News — Oct 23, 2008

In the Fencing the Museum project, seven young artists are taking turns to transform the fences surrounding the Stedelijk Museum construction site every two months. They each plaster the 108 metres of hoarding with work in the form of A0-size posters, taking the museum's past publicity materials as their starting point. The project is an exploration of the dividing line between art and publicity, and more specifically of the use of artistic images and the role of the artist in the way the museum projects itself to the outside world. The project is being organised in collaboration with the Gerrit Rietveld Academy's Research Group on Art and Public Space. 

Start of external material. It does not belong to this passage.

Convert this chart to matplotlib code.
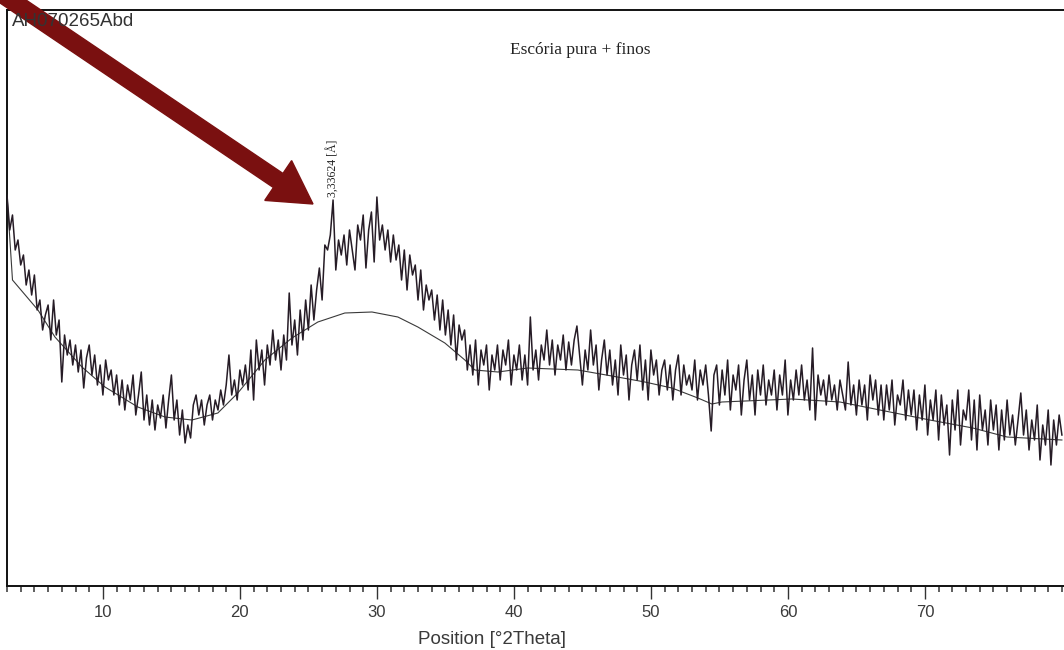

The third artist in the series is Joris Lindhout (b. Utrecht, 1981). His contribution will consist of a single image based on Roy Lichtenstein’s 1966 work Explosion. Lindhout supplements this with his own portrait of the artist. After pasting up the posters, Lindhout will fill the empty speech bubbles with over a hundred different handwritten texts. 

For centuries, artists held a monopoly on the creation of visual images. The introduction of photography marked the start of a process of democratisation. Artists gradually lost their monopoly – these days, anyone can produce visual images and make money doing so. In the 1960s, Lichtenstein re-appropriated images from the commercial world and turned them into art again. At the same time, makers of commercial images saw a way of getting their own back: they took abstract or other images from works of art and used them in commercial contexts – in advertisements, reproductions (like those on sale at IKEA), or decorated mugs. Angry copyright disputes resulted and by the 1980s postmodern philosopher Arthur C. Danto was talking about the end of art history. At a time when artists are urgently seeking new ways to produce visual images, Lindhout shows Roy Lichtenstein pondering the decisions he took and the effects they are still having on art.

Every two months the fencing will be decorated by a different artist. The other six artists involved are: Karin Hasselberg, David Jablonowski, Mark Kent, Frank Koolen, Juha Laatikainen and Vincent Vulsma. Fencing the Museum continues until the end of September 2009.

The fencing around the Stedelijk Museum runs from Paulus Potterstraat to the construction cabin in Van Baerlestraat. (The panels to the right of the construction cabin in Van Baerlestraat are not part of this project; they were commissioned by the Midreth construction company and installed earlier.)

The project is sponsored by the Amsterdam Fund for the Arts and the Oud Zuid municipal district.